50 Years of Interstate Construction
President Eisenhower championed the construction of the interstate highway system.Jacobs had, as the cliche goes, an axe to grind about the theories that led to the interstate highway system and the ignored human and community costs with these improvements for a “public good.”
That was evident in the work she published late in the 1950s and early 1960s that The Death and Life of Great American Cities collected, contemporaneous to the system’s genesis. 50 years later, she’s still bringing it up.
Yesterday, I highlighted her comments regarding our shortsighted jettisoning of the streetcars and the consequent impact on family and community life.
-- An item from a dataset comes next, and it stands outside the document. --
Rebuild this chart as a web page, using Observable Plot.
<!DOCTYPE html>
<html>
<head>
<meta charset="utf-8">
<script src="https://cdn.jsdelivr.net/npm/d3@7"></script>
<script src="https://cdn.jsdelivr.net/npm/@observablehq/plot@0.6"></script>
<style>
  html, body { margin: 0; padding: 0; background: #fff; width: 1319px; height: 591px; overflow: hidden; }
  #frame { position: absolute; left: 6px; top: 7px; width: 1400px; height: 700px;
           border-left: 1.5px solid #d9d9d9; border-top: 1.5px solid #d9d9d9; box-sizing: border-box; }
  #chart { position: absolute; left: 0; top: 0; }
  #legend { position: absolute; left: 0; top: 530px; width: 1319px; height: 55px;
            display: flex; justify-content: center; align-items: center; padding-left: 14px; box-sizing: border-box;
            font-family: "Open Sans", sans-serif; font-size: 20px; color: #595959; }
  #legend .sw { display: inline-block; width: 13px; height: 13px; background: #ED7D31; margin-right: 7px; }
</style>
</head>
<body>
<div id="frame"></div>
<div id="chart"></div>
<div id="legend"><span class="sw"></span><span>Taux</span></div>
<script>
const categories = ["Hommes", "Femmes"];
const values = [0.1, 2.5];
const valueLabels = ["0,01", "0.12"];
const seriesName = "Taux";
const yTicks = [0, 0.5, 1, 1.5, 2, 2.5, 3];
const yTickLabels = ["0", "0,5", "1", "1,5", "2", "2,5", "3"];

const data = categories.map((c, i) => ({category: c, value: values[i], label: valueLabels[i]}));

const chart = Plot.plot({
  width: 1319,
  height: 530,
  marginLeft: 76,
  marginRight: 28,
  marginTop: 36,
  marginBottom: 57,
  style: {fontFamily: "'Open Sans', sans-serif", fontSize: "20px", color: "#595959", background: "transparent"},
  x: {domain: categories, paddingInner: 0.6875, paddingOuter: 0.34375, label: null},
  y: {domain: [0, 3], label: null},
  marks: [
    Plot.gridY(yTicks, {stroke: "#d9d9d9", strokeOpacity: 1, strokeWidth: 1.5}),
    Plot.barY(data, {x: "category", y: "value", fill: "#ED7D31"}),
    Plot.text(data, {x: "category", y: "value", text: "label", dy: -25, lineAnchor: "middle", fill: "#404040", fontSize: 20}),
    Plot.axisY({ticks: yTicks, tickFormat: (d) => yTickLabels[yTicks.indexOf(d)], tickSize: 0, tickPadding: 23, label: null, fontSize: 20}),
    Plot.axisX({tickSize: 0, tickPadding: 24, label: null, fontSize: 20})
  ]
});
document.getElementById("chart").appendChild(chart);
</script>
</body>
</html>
She promises to come back to the point, and does:
The shortsighted destruction of community in America was easily trumped by the righteousness of full employment. “Credentialing versus educating,” Dark Age Ahead (p59)
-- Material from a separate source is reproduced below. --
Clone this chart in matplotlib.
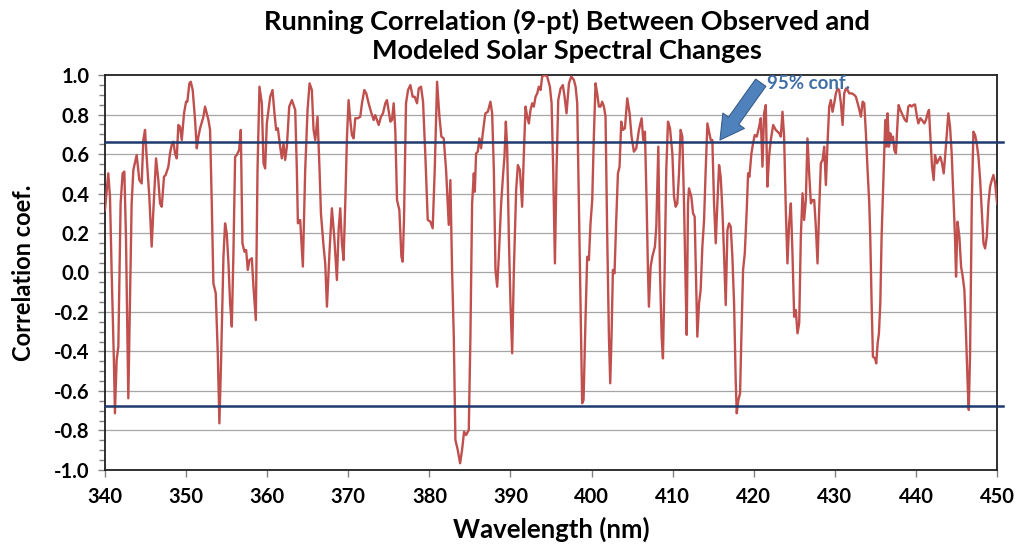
import matplotlib
matplotlib.use('Agg')
import matplotlib.pyplot as plt
from matplotlib.ticker import MultipleLocator
import numpy as np

# wavelength (nm) and 9-pt running correlation
wavelength = [
    340.00, 340.41, 340.62, 340.82, 341.11, 341.23, 341.44, 341.65, 341.93, 342.18,
    342.39, 342.59, 342.88, 343.29, 343.50, 343.91, 344.24, 344.53, 344.73, 344.94,
    345.14, 345.47, 345.76, 345.97, 346.30, 346.58, 346.79, 347.00, 347.28, 347.49,
    347.82, 348.02, 348.23, 348.44, 348.64, 348.85, 349.05, 349.26, 349.47, 349.75,
    350.00, 350.16, 350.41, 350.58, 350.82, 351.11, 351.32, 351.52, 351.73,
    352.14, 352.34, 352.76, 352.96, 353.17, 353.37, 353.66, 353.91, 354.11, 354.32,
    354.61, 354.81, 355.02, 355.23, 355.43, 355.64, 355.84, 356.05, 356.25, 356.54,
    356.75, 356.95, 357.20, 357.41, 357.61, 357.82, 358.11, 358.31, 358.60, 358.81,
    359.05, 359.34, 359.55, 359.75, 359.96, 360.37, 360.66, 360.90, 361.11, 361.32,
    361.60, 361.81, 362.02, 362.22, 362.43, 362.72, 363.05,
    363.46, 363.66, 363.79, 364.07, 364.40, 364.69, 364.98, 365.23, 365.51, 365.72,
    365.93, 366.21, 366.46, 366.63, 366.96, 367.16, 367.37, 367.70, 367.98, 368.27,
    368.60, 368.81, 369.01, 369.22, 369.42, 369.63, 369.84, 370.04, 370.25, 370.45,
    370.66, 370.86, 371.19, 371.48, 371.69, 371.98, 372.22, 372.51, 372.80, 373.13,
    373.33, 373.54, 373.75, 374.03, 374.28, 374.57, 374.77,
    375.19, 375.39, 375.60, 375.80, 376.01, 376.30, 376.55, 376.71, 376.87, 377.12,
    377.37, 377.66, 377.94, 378.19, 378.48, 378.69, 378.97, 379.22, 379.51, 379.80,
    380.13, 380.41, 380.66, 380.95, 381.24, 381.48, 381.77, 382.06, 382.39, 382.59,
    382.80, 383.01, 383.21, 383.50, 383.79, 384.03, 384.28, 384.53, 384.86, 385.06,
    385.27, 385.48, 385.60, 385.76, 385.97, 386.17, 386.38, 386.59, 386.79, 386.91,
    387.21, 387.53, 387.74, 387.95, 388.15, 388.36, 388.56, 388.85, 389.10, 389.26,
    389.43, 389.59, 389.80, 390.00, 390.21, 390.42, 390.70, 390.91, 391.16, 391.44,
    391.65, 391.86, 392.06, 392.27, 392.47, 392.68, 392.88, 393.09, 393.30, 393.50,
    393.71, 393.91, 394.24, 394.53, 394.86, 395.07, 395.27, 395.48, 395.68, 395.89,
    396.18, 396.46, 396.67, 396.91, 397.21, 397.49, 397.82, 398.03, 398.23,
    398.64, 398.84, 399.01, 399.25, 399.46, 399.67, 399.87, 400.08, 400.28, 400.49,
    400.69, 400.90, 401.11, 401.31, 401.52, 401.72, 401.93, 402.14, 402.30, 402.46,
    402.63, 402.83, 403.04, 403.25, 403.45, 403.66, 403.86, 404.11, 404.40, 404.69,
    404.93, 405.22, 405.51, 405.84, 406.17, 406.37, 406.58, 406.79, 406.95, 407.07,
    407.28, 407.49, 407.81, 407.98, 408.23, 408.43, 408.64, 408.80, 409.01, 409.21,
    409.42, 409.67,
    409.96, 410.16, 410.37, 410.57, 410.78, 410.98, 411.19, 411.40, 411.60, 411.73,
    411.89, 412.01, 412.30, 412.51, 412.71, 412.88, 413.04, 413.25, 413.45, 413.66,
    413.87, 414.07, 414.28, 414.52, 414.69, 414.89, 415.10, 415.31, 415.51, 415.72,
    415.92, 416.13, 416.33, 416.54, 416.75, 416.95, 417.16, 417.36, 417.57, 417.77,
    417.90, 418.10, 418.31, 418.47, 418.68, 418.89, 419.13, 419.30, 419.46, 419.71,
    419.91, 420.12, 420.37, 420.66, 420.86, 421.07, 421.27, 421.48, 421.68, 421.89,
    422.10,
    422.39, 422.71, 423.13, 423.33, 423.54, 423.74, 423.95, 424.15, 424.36, 424.57,
    424.77, 424.98, 425.18, 425.39, 425.60, 425.80, 426.01, 426.21, 426.42, 426.62,
    426.83, 427.04, 427.24, 427.45, 427.65, 427.86, 428.06, 428.27, 428.48, 428.68,
    428.89, 429.09, 429.30, 429.50, 429.71, 429.92, 430.12, 430.33, 430.53, 430.74,
    430.95, 431.15, 431.36, 431.56, 431.77, 432.10, 432.39, 432.59, 432.92, 433.21,
    433.42, 433.62,
    433.83, 434.03, 434.24, 434.36, 434.53, 434.69, 434.94, 435.10, 435.27, 435.43,
    435.60, 435.76, 436.01, 436.21, 436.38, 436.50, 436.67, 436.83, 437.00, 437.16,
    437.33, 437.53, 437.74, 437.86, 438.07, 438.35, 438.64, 438.85, 439.05, 439.26,
    439.47, 439.67, 439.88, 440.12, 440.29, 440.54, 440.74, 441.03, 441.23, 441.44,
    441.60, 441.77, 441.98, 442.18, 442.35, 442.59, 442.80, 443.00, 443.21, 443.42,
    443.62, 443.83, 443.99, 444.20, 444.40, 444.61, 444.81, 444.94, 445.12,
    445.35, 445.56, 445.76, 445.97, 446.18, 446.38, 446.51, 446.67, 446.88, 447.08,
    447.29, 447.49, 447.70, 447.91, 448.11, 448.32, 448.52, 448.73, 448.93, 449.14,
    449.35, 449.55, 449.76, 450.00,
]
correlation = [
    0.316, 0.502, 0.384, 0.013, -0.460, -0.713, -0.443, -0.376, 0.350, 0.502,
    0.511, 0.181, -0.637, 0.350, 0.519, 0.595, 0.468, 0.451, 0.671, 0.722,
    0.586, 0.384, 0.131, 0.316, 0.578, 0.468, 0.350, 0.333, 0.485, 0.494,
    0.536, 0.603, 0.646, 0.662, 0.603, 0.578, 0.747, 0.738, 0.671, 0.806,
    0.865, 0.865, 0.958, 0.966, 0.924, 0.772, 0.629, 0.688, 0.730,
    0.789, 0.840, 0.772, 0.722, 0.350, -0.055, -0.105, -0.409, -0.764, -0.443,
    0.080, 0.249, 0.198, 0.046, -0.156, -0.274, 0.097, 0.586, 0.595, 0.620,
    0.722, 0.148, 0.105, 0.114, 0.013, 0.063, 0.072, -0.072, -0.241, 0.519,
    0.941, 0.857, 0.553, 0.527, 0.755, 0.890, 0.924, 0.806, 0.722, 0.730,
    0.637, 0.578, 0.654, 0.570, 0.637, 0.840, 0.873,
    0.823, 0.519, 0.249, 0.266, 0.030, 0.519, 0.823, 0.958, 0.924, 0.722,
    0.671, 0.789, 0.519, 0.300, 0.131, 0.046, -0.173, 0.114, 0.325, 0.181,
    -0.038, 0.215, 0.325, 0.148, 0.063, 0.350, 0.688, 0.873, 0.772, 0.696,
    0.679, 0.781, 0.781, 0.789, 0.857, 0.924, 0.907, 0.857, 0.814, 0.772,
    0.797, 0.772, 0.747, 0.789, 0.806, 0.857, 0.873,
    0.764, 0.772, 0.857, 0.722, 0.367, 0.316, 0.080, 0.055, 0.266, 0.857,
    0.924, 0.949, 0.890, 0.890, 0.857, 0.932, 0.941, 0.865, 0.586, 0.266,
    0.257, 0.224, 0.519, 0.966, 0.789, 0.688, 0.679, 0.519, 0.241, 0.468,
    0.013, -0.325, -0.848, -0.899, -0.966, -0.899, -0.806, -0.823, -0.797, -0.325,
    0.350, 0.502, 0.409, 0.603, 0.612, 0.679, 0.629, 0.705, 0.772, 0.806,
    0.814, 0.865, 0.806, 0.519, 0.013, -0.072, 0.080, 0.350, 0.502, 0.586,
    0.764, 0.637, 0.181, -0.156, -0.409, 0.013, 0.418, 0.544, 0.519, 0.333,
    0.603, 0.840, 0.789, 0.755, 0.823, 0.857, 0.840, 0.890, 0.907, 0.941,
    0.924, 0.992, 1.000, 0.992, 0.941, 0.857, 0.519, 0.046, 0.519, 0.873,
    0.932, 0.949, 0.890, 0.806, 0.958, 0.992, 0.975, 0.941, 0.857,
    -0.156, -0.662, -0.646, -0.241, 0.080, 0.063, 0.249, 0.367, 0.688, 0.958,
    0.907, 0.840, 0.840, 0.865, 0.840, 0.789, 0.181, -0.325, -0.561, -0.325,
    0.013, -0.004, 0.266, 0.502, 0.536, 0.764, 0.722, 0.730, 0.882, 0.806,
    0.688, 0.612, 0.629, 0.722, 0.781, 0.671, 0.713, 0.350, 0.013, -0.173,
    0.030, 0.080, 0.131, 0.232, 0.637, 0.013, -0.325, -0.435, 0.013, 0.519,
    0.764, 0.730,
    0.603, 0.384, 0.333, 0.350, 0.502, 0.722, 0.688, 0.350, -0.072, -0.316,
    0.350, 0.426, 0.384, 0.300, 0.283, -0.021, -0.325, -0.156, -0.089, 0.131,
    0.266, 0.519, 0.755, 0.705, 0.671, 0.671, 0.350, 0.148, 0.350, 0.544,
    0.485, 0.316, 0.097, -0.165, 0.215, 0.249, 0.232, 0.080, -0.156, -0.544,
    -0.713, -0.646, -0.612, -0.325, 0.013, 0.097, 0.316, 0.502, 0.485, 0.603,
    0.654, 0.696, 0.688, 0.738, 0.781, 0.536, 0.806, 0.848, 0.435, 0.590,
    0.671,
    0.747, 0.722, 0.705, 0.688, 0.814, 0.688, 0.316, 0.046, 0.249, 0.350,
    0.097, -0.224, -0.190, -0.308, -0.257, 0.181, 0.401, 0.266, 0.367, 0.679,
    0.502, 0.350, 0.367, 0.367, 0.232, 0.046, 0.316, 0.553, 0.570, 0.637,
    0.443, 0.654, 0.840, 0.873, 0.814, 0.857, 0.907, 0.932, 0.924, 0.857,
    0.747, 0.907, 0.932, 0.924, 0.907, 0.907, 0.899, 0.890, 0.840, 0.789,
    0.865, 0.857,
    0.700, 0.519, 0.350, 0.181, -0.156, -0.426, -0.435, -0.460, -0.359, -0.308,
    -0.156, 0.181, 0.519, 0.772, 0.637, 0.806, 0.637, 0.705, 0.671, 0.688,
    0.620, 0.603, 0.772, 0.848, 0.823, 0.797, 0.772, 0.764, 0.840, 0.848,
    0.840, 0.848, 0.851, 0.789, 0.755, 0.781, 0.772, 0.755, 0.772, 0.806,
    0.823, 0.688, 0.536, 0.468, 0.595, 0.553, 0.570, 0.586, 0.553, 0.502,
    0.603, 0.722, 0.806, 0.738, 0.603, 0.384, 0.181, -0.021, 0.257,
    0.181, 0.030, -0.021, -0.089, -0.325, -0.578, -0.696, -0.409, 0.350, 0.713,
    0.696, 0.654, 0.586, 0.468, 0.316, 0.148, 0.122, 0.181, 0.350, 0.435,
    0.468, 0.494, 0.451, 0.350,
]

conf_upper = 0.663     # 95% confidence level for a 9-pt correlation
conf_lower = -0.677
x_ticks = np.arange(340, 451, 10)
y_ticks = np.round(np.arange(-1.0, 1.01, 0.2), 1)

FONT = 'Lato'

fig = plt.figure(figsize=(10.19, 5.52), dpi=100)
ax = fig.add_axes([0.1030, 0.1486, 0.8755, 0.7155])

for yv in y_ticks[1:-1]:
    ax.axhline(yv, color='#a6a6a6', lw=0.9, zorder=1)

ax.plot(wavelength, correlation, color='#c0504d', lw=1.7, zorder=3)

# confidence lines run slightly past the right edge, like in the original
ax.plot([340, 450.75], [conf_upper, conf_upper], color='#1f3a6e', lw=1.8,
        zorder=4, clip_on=False)
ax.plot([340, 450.75], [conf_lower, conf_lower], color='#1f3a6e', lw=1.8,
        zorder=4, clip_on=False)

ax.annotate('', xy=(415.83, 0.671), xytext=(420.86, 0.961),
            arrowprops=dict(arrowstyle='simple,head_length=1.7,head_width=1.9,tail_width=0.9',
                            fc='#4f81bd', ec='#385d8a', lw=0.8, mutation_scale=10,
                            shrinkA=0, shrinkB=0), zorder=5)
ax.text(421.6, 0.955, '95% conf.', color='#3f6ea6', fontsize=13.5,
        fontweight='bold', family=FONT, va='center', ha='left', zorder=5)

ax.set_xlim(340, 450)
ax.set_ylim(-1.0, 1.0)
ax.set_xticks(x_ticks)
ax.set_yticks(y_ticks)
ax.yaxis.set_minor_locator(MultipleLocator(0.05))
ax.set_xticklabels([f'{int(v)}' for v in x_ticks], fontsize=14.5,
                   fontweight='bold', family=FONT)
ax.set_yticklabels([f'{v + 0.0:.1f}' for v in y_ticks], fontsize=14.5,
                   fontweight='bold', family=FONT)
ax.tick_params(axis='both', direction='out', length=5, width=1, color='#808080')
ax.tick_params(axis='y', which='minor', direction='out', length=4, width=1,
               color='#808080')
ax.tick_params(axis='x', pad=7)
ax.tick_params(axis='y', pad=6)

for sp in ax.spines.values():
    sp.set_color('#202020')
    sp.set_linewidth(1.3)

ax.set_xlabel('Wavelength (nm)', fontsize=18.5, fontweight='bold', family=FONT,
              labelpad=7)
ax.set_ylabel('Correlation coef.', fontsize=17, fontweight='bold', family=FONT,
              labelpad=14)
fig.text(0.556, 0.962, 'Running Correlation (9-pt) Between Observed and',
         ha='center', va='center', fontsize=19.5, fontweight='bold', family=FONT)
fig.text(0.556, 0.907, 'Modeled Solar Spectral Changes',
         ha='center', va='center', fontsize=19.5, fontweight='bold', family=FONT)

fig.savefig('out.png', dpi=100)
Jacobs gets back to this point in a roundabout way as she is discussing the shift in university business from education to credentialing. I’ll save more on that for tomorrow.
Credentialing, she claims, is an indirect outcome of the Great Depression. She draws the same line between that era and the overwhelming good of full employment - which highway projects were purported to assist. We sacrificed much to achieve full employment - including the communities these interstates bisected and the way of life we replaced with automobile “freedom.”
The picture is substantially more complicated than she painted it back in the Introduction to Death and Life. She tore into the planning theories encouraging decentralization and Corbusian towers (and the highways that feed them).
It’s no longer just about theory. She’s witnessed much over 40-50 years of sprawl. As an economist, she’s observed the financial, social, and even psychological incentives that fueled decentralization, or sprawl. So, I’ll try and collect a list of these incentives as she brings them up.